3 thoughts on “Instant-Né : Figure en apnée

  1. En lisant ton poème, j’ai pensé à celui-là, peut-être à cause de “membrane mince des eaux” qui sépare du “soleil” et du “ciel recueilli ravagé de lumière pure”. C’est très beau ce que tu écris.

    La porte

    Ouvrez-nous donc la porte et nous verrons les vergers,
    Nous boirons leur eau froide où la lune a mis sa trace.
    La longue route brûle ennemie aux étrangers.
    Nous errons sans savoir et ne trouvons nulle place.

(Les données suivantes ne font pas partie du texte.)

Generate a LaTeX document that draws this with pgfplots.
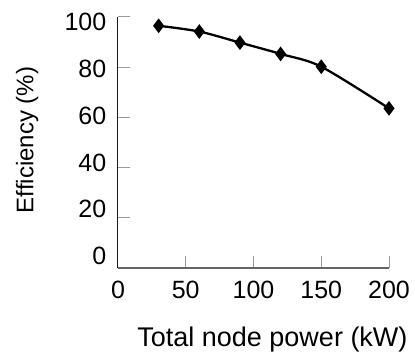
\documentclass[border=0pt]{standalone}
\usepackage{fontspec}
\setmainfont{Liberation Sans}
\usepackage{pgfplots}
\pgfplotsset{compat=1.18}
\begin{document}
\begin{tikzpicture}
\path[use as bounding box] (-118bp,-86bp) rectangle (297bp,268bp);
\begin{axis}[
  scale only axis,
  width=271bp, height=251bp,
  xmin=0, xmax=200, ymin=0, ymax=100,
  axis x line*=bottom, axis y line*=left,
  x axis line style={draw=black!60, line width=1.6bp},
  y axis line style={draw=black!90, line width=1bp},
  xtick={0,50,100,150,200}, ytick={0,20,40,60,80,100},
  tick align=inside,
  major tick length=12bp,
  tick style={draw=black!40, line width=1bp},
  /pgf/number format/assume math mode=true,
  tick label style={font=\fontsize{25bp}{30bp}\selectfont, inner sep=0pt},
  yticklabel style={anchor=east, xshift=-11.5bp, yshift={(12-3.4*\ticknum)*1bp}},
  xticklabel style={anchor=base, yshift=-30.3bp},
  xlabel={Total node power (kW)},
  ylabel={Efficiency (\%)},
  xlabel style={font=\fontsize{27bp}{32bp}\selectfont, at={(axis description cs:0.570,0)}, anchor=base, yshift=-78.7bp},
  ylabel style={font=\fontsize{24bp}{29bp}\selectfont, at={(axis description cs:-0.3125,0.51)}, anchor=base, rotate=0},
  clip=false,
]
\addplot[black, line width=2.3bp, smooth, tension=0.5, mark=diamond*, mark size=5.5bp, mark options={solid, fill=black}]
  coordinates {(30,96.5) (60,94.2) (90,89.8) (120,85.3) (150,80.2) (200,63.6)};
\end{axis}
\end{tikzpicture}
\end{document}
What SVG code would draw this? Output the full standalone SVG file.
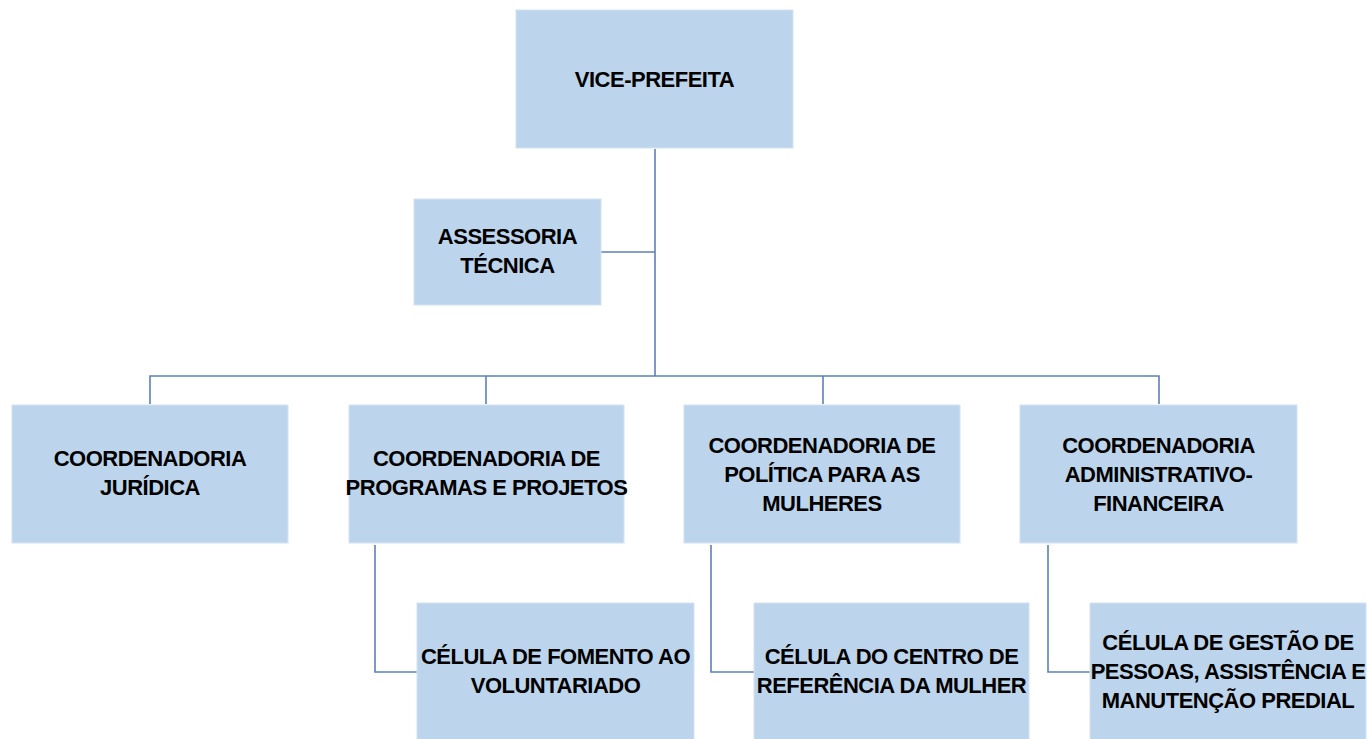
<svg xmlns="http://www.w3.org/2000/svg" width="1367" height="739" viewBox="0 0 1367 739">
<style>
.box{fill:#BDD5EC;stroke:#D3E2F2;stroke-width:1}
.lbl{font-family:"Liberation Sans",Arial,sans-serif;font-weight:bold;font-size:22px;letter-spacing:-0.5px;fill:#000;text-anchor:middle}
.con{fill:none;stroke:#5A82B8;stroke-width:1.6}
</style>
<rect width="1367" height="739" fill="#fff"/>
<g id="connectors">
<path class="con" d="M655 149V376"/>
<path class="con" d="M601 252H655"/>
<path class="con" d="M150 404V376H1159V404"/>
<path class="con" d="M486 376V404"/>
<path class="con" d="M823 376V404"/>
<path class="con" d="M375 545V672H417"/>
<path class="con" d="M711 545V672H754"/>
<path class="con" d="M1048 545V672H1090"/>
</g>
<g id="vice-prefeita"><rect class="box" x="516" y="10" width="277" height="138"/><text class="lbl" x="654.5" y="87">VICE-PREFEITA</text></g>
<g id="assessoria"><rect class="box" x="414" y="199" width="187" height="106"/><text class="lbl" x="507.5" y="244">ASSESSORIA</text><text class="lbl" x="507.5" y="273">TÉCNICA</text></g>
<g id="coord-juridica"><rect class="box" x="12" y="405" width="276" height="138"/><text class="lbl" x="150" y="466">COORDENADORIA</text><text class="lbl" x="150" y="495">JURÍDICA</text></g>
<g id="coord-programas"><rect class="box" x="349" y="405" width="275" height="138"/><text class="lbl" x="486.5" y="466">COORDENADORIA DE</text><text class="lbl" x="486.5" y="495">PROGRAMAS E PROJETOS</text></g>
<g id="coord-politica"><rect class="box" x="684" y="405" width="276" height="138"/><text class="lbl" x="822" y="453">COORDENADORIA DE</text><text class="lbl" x="822" y="482">POLÍTICA PARA AS</text><text class="lbl" x="822" y="511">MULHERES</text></g>
<g id="coord-admin"><rect class="box" x="1020" y="405" width="277" height="138"/><text class="lbl" x="1158.5" y="453">COORDENADORIA</text><text class="lbl" x="1158.5" y="482">ADMINISTRATIVO-</text><text class="lbl" x="1158.5" y="511">FINANCEIRA</text></g>
<g id="celula-fomento"><rect class="box" x="417" y="603" width="277" height="140"/><text class="lbl" x="555.5" y="664">CÉLULA DE FOMENTO AO</text><text class="lbl" x="555.5" y="693">VOLUNTARIADO</text></g>
<g id="celula-centro"><rect class="box" x="754" y="603" width="275" height="140"/><text class="lbl" x="891.5" y="664">CÉLULA DO CENTRO DE</text><text class="lbl" x="891.5" y="693">REFERÊNCIA DA MULHER</text></g>
<g id="celula-gestao"><rect class="box" x="1090" y="603" width="276" height="140"/><text class="lbl" x="1228" y="650">CÉLULA DE GESTÃO DE</text><text class="lbl" x="1228" y="679">PESSOAS, ASSISTÊNCIA E</text><text class="lbl" x="1228" y="708">MANUTENÇÃO PREDIAL</text></g>
</svg>
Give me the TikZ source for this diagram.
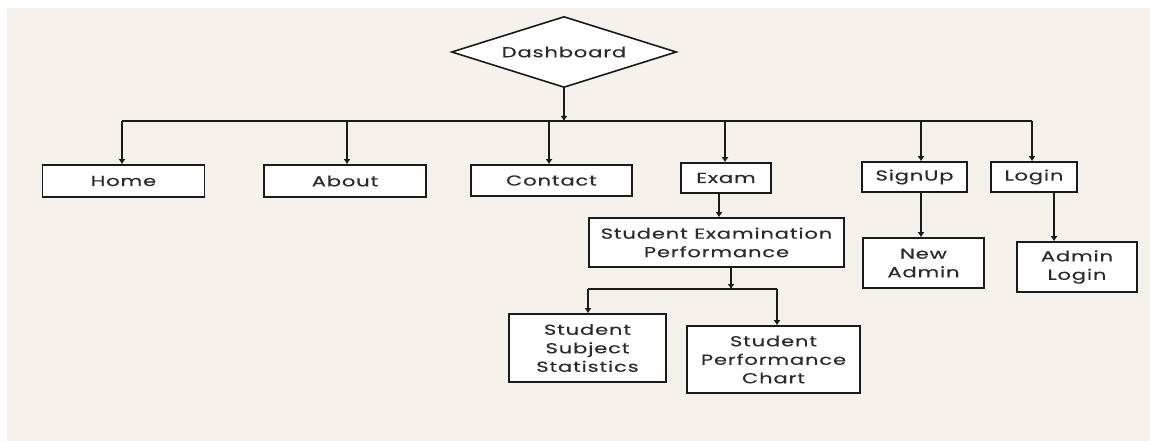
\documentclass[tikz,border=0pt]{standalone}
\usepackage{fontspec}
\setmainfont{Poppins}[FakeStretch=1.45,LetterSpace=6,FakeBold=0.3]
\usetikzlibrary{arrows.meta,shapes.geometric}
\definecolor{bg}{HTML}{F6F1EA}
\definecolor{ink}{HTML}{1A1A1A}
\definecolor{txt}{HTML}{2A2A2A}
\tikzset{
  box/.style={draw=ink, line width=1.6pt, fill=white, rectangle, inner sep=0pt, align=center,
    font=\fontsize{14.5}{18.5}\selectfont, text=txt},
  link/.style={draw=ink, line width=1.6pt},
  arr/.style={link, -{Latex[length=5pt,width=7pt]}},
}
\begin{document}
\begin{tikzpicture}[x=1pt,y=-1pt]
\useasboundingbox (0,0) rectangle (1150,441);
\fill[white] (0,0) rectangle (1150,441);
\fill[bg] (7,8) rectangle (1150,441);
\node[box, diamond, aspect=3.17, minimum width=225pt, minimum height=71pt] (dash) at (564,52) {Dashboard};
\node[box, minimum width=162pt, minimum height=32pt] (home) at (123.5,181) {Home};
\node[box, minimum width=162pt, minimum height=32pt] (about) at (345,181) {About};
\node[box, minimum width=161pt, minimum height=31pt] (contact) at (551.5,180.5) {Contact};
\node[box, minimum width=90pt, minimum height=30pt] (exam) at (726,178) {Exam};
\node[box, minimum width=255pt, minimum height=49pt] (sep) at (716.5,242.5) {Student Examination\\Performance};
\node[box, minimum width=105pt, minimum height=30pt] (signup) at (914.5,177) {SignUp};
\node[box, minimum width=86pt, minimum height=30pt] (login) at (1034,177) {Login};
\node[box, minimum width=121pt, minimum height=50pt] (newadmin) at (923.5,263) {New\\Admin};
\node[box, minimum width=120pt, minimum height=50pt] (adminlogin) at (1077,267) {Admin\\Login};
\node[box, minimum width=157pt, minimum height=68pt] (sss) at (587.5,348) {Student\\Subject\\Statistics};
\node[box, minimum width=173pt, minimum height=67pt] (spc) at (773.5,359.5) {Student\\Performance\\Chart};
% top bus
\coordinate (bhome) at (122,121);
\coordinate (babout) at (347,121);
\coordinate (bcontact) at (549,121);
\coordinate (bdash) at (564,121);
\coordinate (bexam) at (725,121);
\coordinate (bsign) at (921,121);
\coordinate (blogin) at (1032,121);
\draw[arr] (dash.south) -- (bdash);
\draw[link] (bhome) -- (blogin);
\draw[arr] (bhome) -- (bhome |- home.north);
\draw[arr] (babout) -- (babout |- about.north);
\draw[arr] (bcontact) -- (bcontact |- contact.north);
\draw[arr] (bexam) -- (bexam |- exam.north);
\draw[arr] (bsign) -- (bsign |- signup.north);
\draw[arr] (blogin) -- (blogin |- login.north);
% exam to sep
\coordinate (ex) at (719,0);
\draw[arr] (ex |- exam.south) -- (ex |- sep.north);
% signup/login children
\draw[arr] (bsign |- signup.south) -- (bsign |- newadmin.north);
\coordinate (lg) at (1054,0);
\draw[arr] (lg |- login.south) -- (lg |- adminlogin.north);
% sep bus
\coordinate (sj) at (731,289);
\coordinate (sl) at (588,289);
\coordinate (sr) at (777,289);
\draw[arr] (sj |- sep.south) -- (sj);
\draw[link] (sl) -- (sr);
\draw[arr] (sl) -- (sl |- sss.north);
\draw[arr] (sr) -- (sr |- spc.north);
\end{tikzpicture}
\end{document}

    Nous voulons voir des fleurs. Ici la soif est sur nous.
    Attendant et souffrant, nous voici devant la porte.
    S’il le faut nous romprons cette porte avec nos coups.
    Nous pressons et poussons, mais la barrière est trop forte.

    Il faut languir, attendre et regarder vainement.
    Nous regardons la porte ; elle est close, inébranlable.
    Nous y fixons nos yeux ; nous pleurons sous le tourment ;
    Nous la voyons toujours ; le poids du temps nous accable.

    La porte est devant nous ; que nous sert-il de vouloir ?
    Il vaut mieux s’en aller abandonnant l’espérance.
    Nous n’entrerons jamais. Nous sommes las de la voir.

    La porte en s’ouvrant laissa passer tant de silence

    Que ni les vergers ne sont parus ni nulle fleur ;
    Seul l’espace immense où sont le vide et la lumière
    Fut soudain présent de part en part, combla le cœur,
    Et lava les yeux presque aveugles sous la poussière.